I Will Arise . . . And Go Now

Claude Monet, In The Garden, 1895

My daily poetry app, Poems Ancient and Modern, dropped a poem in my lap one morning last week. I’ve read this poem many times before, even memorized it at one point. The poem is The Lake Isle of Innisfree, written by William Butler Yeats, in 1888. One of the good things about reading poems all your life is that you get to reread them. This poem speaks to something I feel quite urgently right now: In our turbulent world, where can I find peace? And I thought, just maybe the poets can be helpful.  

 Listen to this beautiful poem.  

 I will arise and go now, and go to Innisfree,

And a small cabin build there, of clay and wattles made;

Nine bean-rows will I have there, a hive for the honey-bee,

And live alone in the bee-loud glade.

 

And I shall have some peace there, for peace comes dropping slow,

Dropping from the veils of the morning to where the cricket sings;

There midnight’s all a glimmer, and noon a purple glow,

And evening full of the linnet’s wings.

 

I will arise and go now, for always night and day

I hear lake water lapping with low sounds by the shore;

While I stand on the roadway, or on the pavements grey,

I hear it in the deep heart’s core.

The poet longs for peace, just as I do. He decides to take action: “I will arise and go now, and go to Innisfree.” And why Innisfree? Because it is so beautiful, so peaceful, so filled with wonder. This is what he needs right now. “I shall find some peace there,” he confidently asserts.

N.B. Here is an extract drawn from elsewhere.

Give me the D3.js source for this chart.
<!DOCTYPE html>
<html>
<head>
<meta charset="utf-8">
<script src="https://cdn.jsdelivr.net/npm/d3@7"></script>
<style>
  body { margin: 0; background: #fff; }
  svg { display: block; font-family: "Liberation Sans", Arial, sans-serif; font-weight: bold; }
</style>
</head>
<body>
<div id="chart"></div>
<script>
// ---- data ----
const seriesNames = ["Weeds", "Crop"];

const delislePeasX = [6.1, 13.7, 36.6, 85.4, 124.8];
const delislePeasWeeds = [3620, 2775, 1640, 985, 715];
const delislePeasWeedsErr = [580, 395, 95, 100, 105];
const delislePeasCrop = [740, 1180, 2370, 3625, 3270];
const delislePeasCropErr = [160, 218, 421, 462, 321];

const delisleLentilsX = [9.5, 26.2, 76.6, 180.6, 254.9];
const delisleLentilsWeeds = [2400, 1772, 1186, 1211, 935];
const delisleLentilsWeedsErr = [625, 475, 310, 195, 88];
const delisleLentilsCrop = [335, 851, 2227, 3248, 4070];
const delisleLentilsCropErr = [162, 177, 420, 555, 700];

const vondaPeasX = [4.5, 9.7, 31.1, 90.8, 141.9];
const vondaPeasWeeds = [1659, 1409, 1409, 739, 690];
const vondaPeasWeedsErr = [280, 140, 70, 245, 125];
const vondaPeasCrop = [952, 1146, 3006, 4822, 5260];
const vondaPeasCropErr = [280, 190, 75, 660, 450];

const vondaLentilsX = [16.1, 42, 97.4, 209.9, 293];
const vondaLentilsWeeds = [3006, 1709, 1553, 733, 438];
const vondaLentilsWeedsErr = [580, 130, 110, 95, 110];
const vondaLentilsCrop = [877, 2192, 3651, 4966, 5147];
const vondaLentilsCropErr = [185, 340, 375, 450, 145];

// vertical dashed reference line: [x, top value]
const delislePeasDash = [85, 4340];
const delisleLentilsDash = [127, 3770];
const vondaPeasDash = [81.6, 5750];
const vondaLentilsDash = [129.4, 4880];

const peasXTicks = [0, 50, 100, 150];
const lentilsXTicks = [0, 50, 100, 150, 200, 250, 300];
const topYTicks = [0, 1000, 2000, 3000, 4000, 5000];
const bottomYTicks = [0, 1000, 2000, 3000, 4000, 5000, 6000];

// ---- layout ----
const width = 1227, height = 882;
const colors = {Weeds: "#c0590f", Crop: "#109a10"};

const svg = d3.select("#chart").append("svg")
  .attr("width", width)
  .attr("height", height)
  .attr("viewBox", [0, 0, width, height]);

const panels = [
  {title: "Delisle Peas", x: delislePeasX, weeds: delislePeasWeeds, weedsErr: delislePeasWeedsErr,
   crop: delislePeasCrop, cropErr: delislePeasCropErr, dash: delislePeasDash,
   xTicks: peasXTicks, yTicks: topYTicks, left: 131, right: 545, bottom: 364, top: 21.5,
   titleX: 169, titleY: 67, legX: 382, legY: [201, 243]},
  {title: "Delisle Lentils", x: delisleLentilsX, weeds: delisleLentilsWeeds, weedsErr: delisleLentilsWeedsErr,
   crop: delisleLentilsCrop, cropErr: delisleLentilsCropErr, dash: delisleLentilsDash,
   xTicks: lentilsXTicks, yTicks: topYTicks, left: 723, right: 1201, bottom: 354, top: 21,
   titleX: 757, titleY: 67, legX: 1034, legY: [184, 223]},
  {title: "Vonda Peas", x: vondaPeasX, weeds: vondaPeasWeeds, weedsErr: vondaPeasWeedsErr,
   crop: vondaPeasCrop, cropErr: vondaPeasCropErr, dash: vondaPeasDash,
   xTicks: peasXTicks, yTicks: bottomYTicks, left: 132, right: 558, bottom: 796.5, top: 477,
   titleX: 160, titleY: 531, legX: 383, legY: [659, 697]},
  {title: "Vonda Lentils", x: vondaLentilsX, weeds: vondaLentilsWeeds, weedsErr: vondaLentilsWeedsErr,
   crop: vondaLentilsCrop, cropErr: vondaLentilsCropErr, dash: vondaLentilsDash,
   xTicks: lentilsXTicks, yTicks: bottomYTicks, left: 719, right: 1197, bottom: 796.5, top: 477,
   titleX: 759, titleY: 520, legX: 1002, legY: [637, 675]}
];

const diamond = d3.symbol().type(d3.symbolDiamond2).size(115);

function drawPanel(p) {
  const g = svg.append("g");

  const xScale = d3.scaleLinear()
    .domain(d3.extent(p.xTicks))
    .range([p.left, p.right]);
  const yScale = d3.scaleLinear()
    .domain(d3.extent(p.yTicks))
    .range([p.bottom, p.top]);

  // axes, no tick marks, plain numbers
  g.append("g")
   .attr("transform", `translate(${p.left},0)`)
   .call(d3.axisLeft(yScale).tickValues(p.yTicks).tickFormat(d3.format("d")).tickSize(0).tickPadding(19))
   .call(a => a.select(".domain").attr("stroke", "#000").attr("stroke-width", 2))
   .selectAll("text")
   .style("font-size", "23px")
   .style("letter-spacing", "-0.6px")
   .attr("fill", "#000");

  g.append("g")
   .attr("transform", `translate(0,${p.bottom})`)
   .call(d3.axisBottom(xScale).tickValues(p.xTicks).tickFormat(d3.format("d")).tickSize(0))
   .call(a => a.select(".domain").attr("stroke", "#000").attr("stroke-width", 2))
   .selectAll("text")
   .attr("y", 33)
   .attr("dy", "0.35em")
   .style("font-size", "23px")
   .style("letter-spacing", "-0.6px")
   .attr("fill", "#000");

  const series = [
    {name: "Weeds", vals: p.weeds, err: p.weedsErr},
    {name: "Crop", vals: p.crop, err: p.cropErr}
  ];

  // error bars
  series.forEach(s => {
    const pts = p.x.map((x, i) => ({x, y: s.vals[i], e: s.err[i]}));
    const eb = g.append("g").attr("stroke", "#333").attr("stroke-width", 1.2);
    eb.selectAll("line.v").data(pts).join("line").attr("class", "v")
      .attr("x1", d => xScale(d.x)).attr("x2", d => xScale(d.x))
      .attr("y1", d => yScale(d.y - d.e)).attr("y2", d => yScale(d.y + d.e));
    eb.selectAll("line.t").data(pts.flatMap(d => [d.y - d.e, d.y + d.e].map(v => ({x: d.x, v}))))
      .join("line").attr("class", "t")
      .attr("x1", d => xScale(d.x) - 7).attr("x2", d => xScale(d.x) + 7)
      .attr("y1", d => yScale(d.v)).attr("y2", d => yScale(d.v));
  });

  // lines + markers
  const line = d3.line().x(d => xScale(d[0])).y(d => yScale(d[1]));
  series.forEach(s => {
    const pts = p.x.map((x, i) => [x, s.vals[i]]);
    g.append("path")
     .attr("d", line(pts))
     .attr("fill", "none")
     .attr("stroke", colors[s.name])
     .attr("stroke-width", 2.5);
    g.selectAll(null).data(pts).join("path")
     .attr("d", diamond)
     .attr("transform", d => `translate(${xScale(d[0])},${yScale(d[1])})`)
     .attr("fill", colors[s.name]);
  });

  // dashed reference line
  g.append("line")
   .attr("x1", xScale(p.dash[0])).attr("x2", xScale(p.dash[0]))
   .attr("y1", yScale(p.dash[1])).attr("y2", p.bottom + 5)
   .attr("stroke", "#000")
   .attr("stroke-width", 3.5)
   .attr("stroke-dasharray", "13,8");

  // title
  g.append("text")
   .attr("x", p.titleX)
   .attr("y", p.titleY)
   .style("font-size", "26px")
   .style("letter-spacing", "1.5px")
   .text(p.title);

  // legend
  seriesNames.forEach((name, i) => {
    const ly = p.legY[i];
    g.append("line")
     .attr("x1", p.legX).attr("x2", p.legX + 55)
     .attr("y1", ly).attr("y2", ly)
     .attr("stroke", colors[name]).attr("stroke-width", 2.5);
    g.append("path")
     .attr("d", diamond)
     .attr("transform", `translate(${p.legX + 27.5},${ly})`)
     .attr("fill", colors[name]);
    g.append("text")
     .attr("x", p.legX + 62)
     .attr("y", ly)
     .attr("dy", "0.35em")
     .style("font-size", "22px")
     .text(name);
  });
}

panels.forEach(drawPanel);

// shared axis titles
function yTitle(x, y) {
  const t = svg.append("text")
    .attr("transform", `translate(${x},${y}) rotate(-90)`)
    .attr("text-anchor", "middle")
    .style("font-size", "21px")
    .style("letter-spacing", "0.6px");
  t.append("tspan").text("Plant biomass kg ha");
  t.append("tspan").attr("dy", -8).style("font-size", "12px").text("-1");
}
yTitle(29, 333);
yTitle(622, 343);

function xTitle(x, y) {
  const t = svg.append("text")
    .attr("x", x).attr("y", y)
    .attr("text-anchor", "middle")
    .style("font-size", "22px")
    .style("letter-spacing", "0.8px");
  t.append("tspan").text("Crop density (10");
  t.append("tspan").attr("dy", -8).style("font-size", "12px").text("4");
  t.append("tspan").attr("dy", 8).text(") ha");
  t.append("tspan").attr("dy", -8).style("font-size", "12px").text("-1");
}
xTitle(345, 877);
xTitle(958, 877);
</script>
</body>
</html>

 The important thing to notice is that he feels this deep longing for beauty and peace and rest even as he stands “on the roadway, or on the pavements grey.” Isn’t that what we often feel when beauty and wonder and peace are missing in our lives? At Innisfree, at least, “I shall have some peace there.” Even on “pavements grey,” he continues to hear the “lake water lapping with low sounds by the shore.” He hears it “in the deep heart’s core.” The poet has something to share.

 The provocative Irishman Paul Kingsnorth opens his amazing new book this way: When you look around “you just know that something is wrong. . . . you can feel something going on that is not a good thing.” Isn’t this why we long for peace? Isn’t this where our growing anxiety comes from? We long for peace because we sense overwhelmingly that something’s not right.

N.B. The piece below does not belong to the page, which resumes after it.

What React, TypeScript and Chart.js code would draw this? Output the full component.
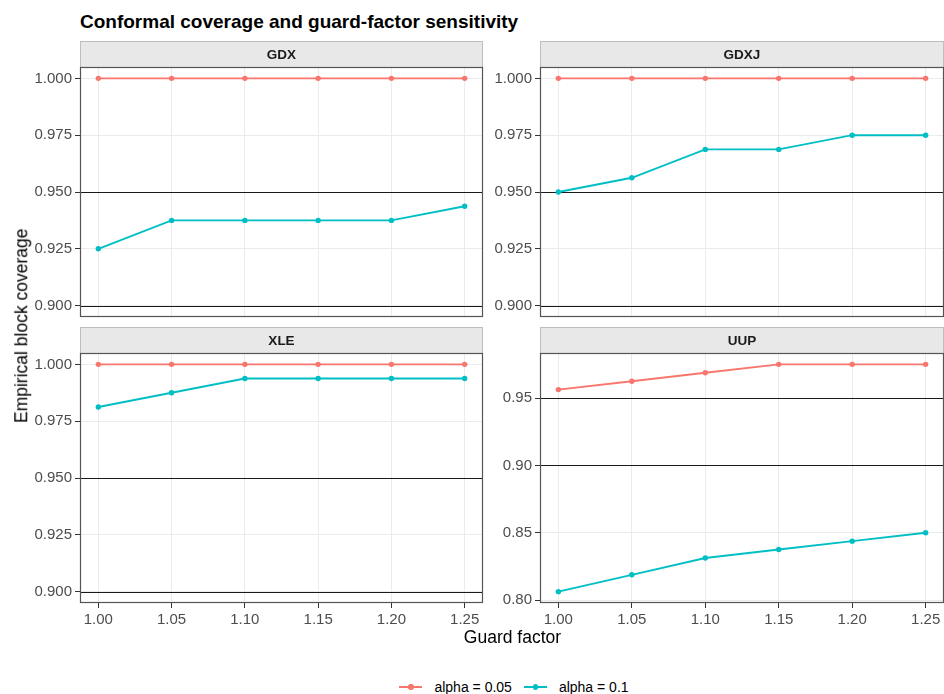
import React, { useEffect, useRef } from "react";
import { Chart, registerables } from "chart.js";

Chart.register(...registerables);

// ---------- data ----------
const guardFactors = [1.0, 1.05, 1.1, 1.15, 1.2, 1.25];
const seriesLabels = ["alpha = 0.05", "alpha = 0.1"];
const seriesColors = ["#F8766D", "#00BFC4"];

const gdxAlpha005 = [1.0, 1.0, 1.0, 1.0, 1.0, 1.0];
const gdxAlpha01 = [0.925, 0.9375, 0.9375, 0.9375, 0.9375, 0.94375];
const gdxjAlpha005 = [1.0, 1.0, 1.0, 1.0, 1.0, 1.0];
const gdxjAlpha01 = [0.95, 0.95625, 0.96875, 0.96875, 0.975, 0.975];
const xleAlpha005 = [1.0, 1.0, 1.0, 1.0, 1.0, 1.0];
const xleAlpha01 = [0.98125, 0.9875, 0.99375, 0.99375, 0.99375, 0.99375];
const uupAlpha005 = [0.95625, 0.9625, 0.96875, 0.975, 0.975, 0.975];
const uupAlpha01 = [0.80625, 0.81875, 0.83125, 0.8375, 0.84375, 0.85];

const targetLevels = [0.9, 0.95];
const xTicks = [1.0, 1.05, 1.1, 1.15, 1.2, 1.25];
const yTicksCommon = [0.9, 0.925, 0.95, 0.975, 1.0];
const yTicksUUP = [0.8, 0.85, 0.9, 0.95];

const titleText = "Conformal coverage and guard-factor sensitivity";
const xTitle = "Guard factor";
const yTitle = "Empirical block coverage";

// ---------- layout ----------
const FONT = "'Liberation Sans', Arial, Helvetica, sans-serif";
const STRIP_H = 26;
const PLOT_H = 250;
const AXIS_W = 56;
const X_AXIS_H = 34;

const facetPlugin = {
  id: "facet",
  beforeDatasetsDraw(chart: any, _args: any, opts: any) {
    const { ctx, chartArea, scales } = chart;
    ctx.save();
    ctx.beginPath();
    ctx.rect(chartArea.left, chartArea.top, chartArea.right - chartArea.left, chartArea.bottom - chartArea.top);
    ctx.clip();
    ctx.strokeStyle = "#1a1a1a";
    ctx.lineWidth = 1;
    for (const v of opts.levels || []) {
      const y = Math.round(scales.y.getPixelForValue(v)) + 0.5;
      ctx.beginPath();
      ctx.moveTo(chartArea.left, y);
      ctx.lineTo(chartArea.right, y);
      ctx.stroke();
    }
    ctx.restore();
  },
  afterDraw(chart: any, _args: any, opts: any) {
    const { ctx, chartArea } = chart;
    const l = Math.round(chartArea.left);
    const r = Math.round(chartArea.right);
    const t = Math.round(chartArea.top);
    const b = Math.round(chartArea.bottom);
    ctx.save();
    // strip
    ctx.fillStyle = "#E8E8E8";
    ctx.fillRect(l, t - STRIP_H, r - l, STRIP_H);
    ctx.strokeStyle = "#BDBDBD";
    ctx.lineWidth = 1;
    ctx.strokeRect(l + 0.5, t - STRIP_H + 0.5, r - l - 1, STRIP_H);
    ctx.fillStyle = "#1A1A1A";
    ctx.font = `bold 13.5px ${FONT}`;
    ctx.textAlign = "center";
    ctx.textBaseline = "middle";
    ctx.fillText(opts.name, (l + r) / 2, t - STRIP_H / 2 + 1);
    // panel border
    ctx.strokeStyle = "#555555";
    ctx.lineWidth = 1.2;
    ctx.strokeRect(l + 0.5, t + 0.5, r - l - 1, b - t - 1);
    ctx.restore();
  },
};

type PanelProps = {
  name: string;
  alpha005: number[];
  alpha01: number[];
  yTicks: number[];
  decimals: number;
  showX: boolean;
  left: number;
  top: number;
  plotW: number;
};

function Panel({ name, alpha005, alpha01, yTicks, decimals, showX, left, top, plotW }: PanelProps) {
  const ref = useRef<HTMLCanvasElement>(null);
  const width = AXIS_W + plotW + 2;
  const height = STRIP_H + PLOT_H + (showX ? X_AXIS_H : 10);

  useEffect(() => {
    const all = [...alpha005, ...alpha01, ...targetLevels];
    const lo = Math.min(...all);
    const hi = Math.max(...all);
    const pad = (hi - lo) * 0.05;
    const xlo = Math.min(...guardFactors);
    const xhi = Math.max(...guardFactors);
    const xpad = (xhi - xlo) * 0.05;
    const series = [alpha005, alpha01];

    const chart = new Chart(ref.current as HTMLCanvasElement, {
      type: "line",
      data: {
        datasets: series.map((vals, k) => ({
          label: seriesLabels[k],
          data: guardFactors.map((g, i) => ({ x: g, y: vals[i] })),
          borderColor: seriesColors[k],
          backgroundColor: seriesColors[k],
          pointBackgroundColor: seriesColors[k],
          pointBorderWidth: 0,
          pointRadius: 2.7,
          borderWidth: 1.9,
          tension: 0,
        })),
      },
      options: {
        responsive: false,
        animation: false,
        devicePixelRatio: 1,
        layout: { padding: { top: STRIP_H, right: 2, bottom: showX ? 0 : 10, left: 0 } },
        plugins: {
          legend: { display: false },
          tooltip: { enabled: false },
          facet: { name, levels: targetLevels },
        } as any,
        scales: {
          x: {
            type: "linear",
            min: xlo - xpad,
            max: xhi + xpad,
            bounds: "data",
            afterBuildTicks: (s: any) => {
              s.ticks = xTicks.map((v) => ({ value: v }));
            },
            afterFit: (s: any) => {
              s.height = showX ? X_AXIS_H : 0;
              s.paddingLeft = 0;
              s.paddingRight = 0;
            },
            grid: { color: "#EBEBEB", lineWidth: 1, drawTicks: showX, tickLength: 5, tickColor: "#333333" },
            border: { display: false },
            ticks: {
              display: showX,
              autoSkip: false,
              maxRotation: 0,
              padding: 3,
              color: "#4D4D4D",
              font: { size: 15, family: FONT },
              callback: (v: any) => Number(v).toFixed(2),
            },
          },
          y: {
            type: "linear",
            min: lo - pad,
            max: hi + pad,
            bounds: "data",
            afterBuildTicks: (s: any) => {
              s.ticks = yTicks.map((v) => ({ value: v }));
            },
            afterFit: (s: any) => {
              s.width = AXIS_W;
              s.paddingTop = 0;
              s.paddingBottom = 0;
            },
            grid: { color: "#EBEBEB", lineWidth: 1, drawTicks: true, tickLength: 5, tickColor: "#333333" },
            border: { display: false },
            ticks: {
              autoSkip: false,
              padding: 3,
              color: "#4D4D4D",
              font: { size: 15, family: FONT },
              callback: (v: any) => Number(v).toFixed(decimals),
            },
          },
        },
      } as any,
      plugins: [facetPlugin as any],
    });
    return () => chart.destroy();
  }, []);

  return (
    <canvas
      ref={ref}
      width={width}
      height={height}
      style={{ position: "absolute", left: left - AXIS_W, top, width, height }}
    />
  );
}

function LegendItem({ color, label, last }: { color: string; label: string; last?: boolean }) {
  return (
    <div style={{ display: "flex", alignItems: "center", marginRight: last ? 0 : 12 }}>
      <div style={{ position: "relative", width: 23, height: 14 }}>
        <div style={{ position: "absolute", left: 0, top: 6, width: 23, height: 2, background: color }} />
        <div
          style={{
            position: "absolute",
            left: 8.8,
            top: 4.3,
            width: 5.4,
            height: 5.4,
            borderRadius: "50%",
            background: color,
          }}
        />
      </div>
      <span style={{ marginLeft: 12, fontSize: 14, lineHeight: 1, color: "#000" }}>{label}</span>
    </div>
  );
}

export default function App() {
  useEffect(() => {
    document.body.style.margin = "0";
  }, []);
  Chart.defaults.font.family = FONT;

  return (
    <div
      style={{
        position: "absolute",
        left: 0,
        top: 0,
        width: 944,
        height: 694,
        overflow: "hidden",
        background: "#ffffff",
        fontFamily: FONT,
      }}
    >
      <div
        style={{
          position: "absolute",
          left: 80,
          top: 12,
          fontSize: 19,
          lineHeight: 1,
          fontWeight: "bold",
          color: "#000",
          whiteSpace: "nowrap",
        }}
      >
        {titleText}
      </div>

      <Panel name="GDX" alpha005={gdxAlpha005} alpha01={gdxAlpha01} yTicks={yTicksCommon} decimals={3} showX={false} left={80} top={41} plotW={405} />
      <Panel name="GDXJ" alpha005={gdxjAlpha005} alpha01={gdxjAlpha01} yTicks={yTicksCommon} decimals={3} showX={false} left={540} top={41} plotW={406} />
      <Panel name="XLE" alpha005={xleAlpha005} alpha01={xleAlpha01} yTicks={yTicksCommon} decimals={3} showX={true} left={80} top={327} plotW={405} />
      <Panel name="UUP" alpha005={uupAlpha005} alpha01={uupAlpha01} yTicks={yTicksUUP} decimals={2} showX={true} left={540} top={327} plotW={406} />

      <div
        style={{
          position: "absolute",
          left: 80,
          width: 865,
          top: 628.5,
          textAlign: "center",
          fontSize: 17.5,
          lineHeight: 1,
          color: "#000",
        }}
      >
        {xTitle}
      </div>

      <div
        style={{
          position: "absolute",
          left: 22 - 200,
          top: 326 - 8.75,
          width: 400,
          height: 17.5,
          textAlign: "center",
          fontSize: 17.5,
          lineHeight: 1,
          color: "#000",
          transform: "rotate(-90deg)",
          transformOrigin: "50% 50%",
          whiteSpace: "nowrap",
        }}
      >
        {yTitle}
      </div>

      <div
        style={{
          position: "absolute",
          left: 0,
          width: 1028,
          top: 680,
          height: 14,
          display: "flex",
          justifyContent: "center",
          alignItems: "center",
        }}
      >
        <LegendItem color={seriesColors[0]} label={seriesLabels[0]} />
        <LegendItem color={seriesColors[1]} label={seriesLabels[1]} last />
      </div>
    </div>
  );
}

 Well, I keep asking, how do I find that peace? The late, great Rabbi Abrham Josua Heschel, philosopher and mystic, explains that what we need right now “is the outcome of moments when we are stirred beyond words, of instants of wonder, awe, praise, fear, trembling, and radical amazement.” If we can find those deeper moments, Heschel is suggesting, we will find peace.  

 In these post-Easter days, I am startled how many times Jesus came to his disciples saying “peace be with you.” That blows me away. Yes, this is the peace we’re longing for, isn’t it? Come, Lord Jesus, come. That’s the heart of the matter. How can we find this peace each day?

 We must turn to prayer and contemplation and scripture reading and worship and loving one another. But as we still muddle our way through, on those inescapable “pavements grey,”  maybe turning to poems like this can help. Maybe that’s why I’ve been reading this kind of poetry most of my life. Just maybe we can hear the poets cry from the deep heart’s core. That’s where wonder and peace and awe can be found that will surround the peace that Jesus offers. I’ve concluded that just maybe these poets are saying something that can be helpful.

 Heschel says wonder is “beyond words,” but aren’t the poets the ones who persist to name the unnamable and give language to the ineffable. They can introduce us to wonder and beauty and awe. As I grow older, I want to be rereading and teaching and writing more about what these poets have to say. Stay tuned. And maybe I can pull it all together with the peace that Jesus is offering. “I will arise and go now,” and I will “hear lake water lapping with low sounds by the shore.” And “I will find peace there.” With Jesus, and the poet, “I [will] hear it in the deep heart’s core.”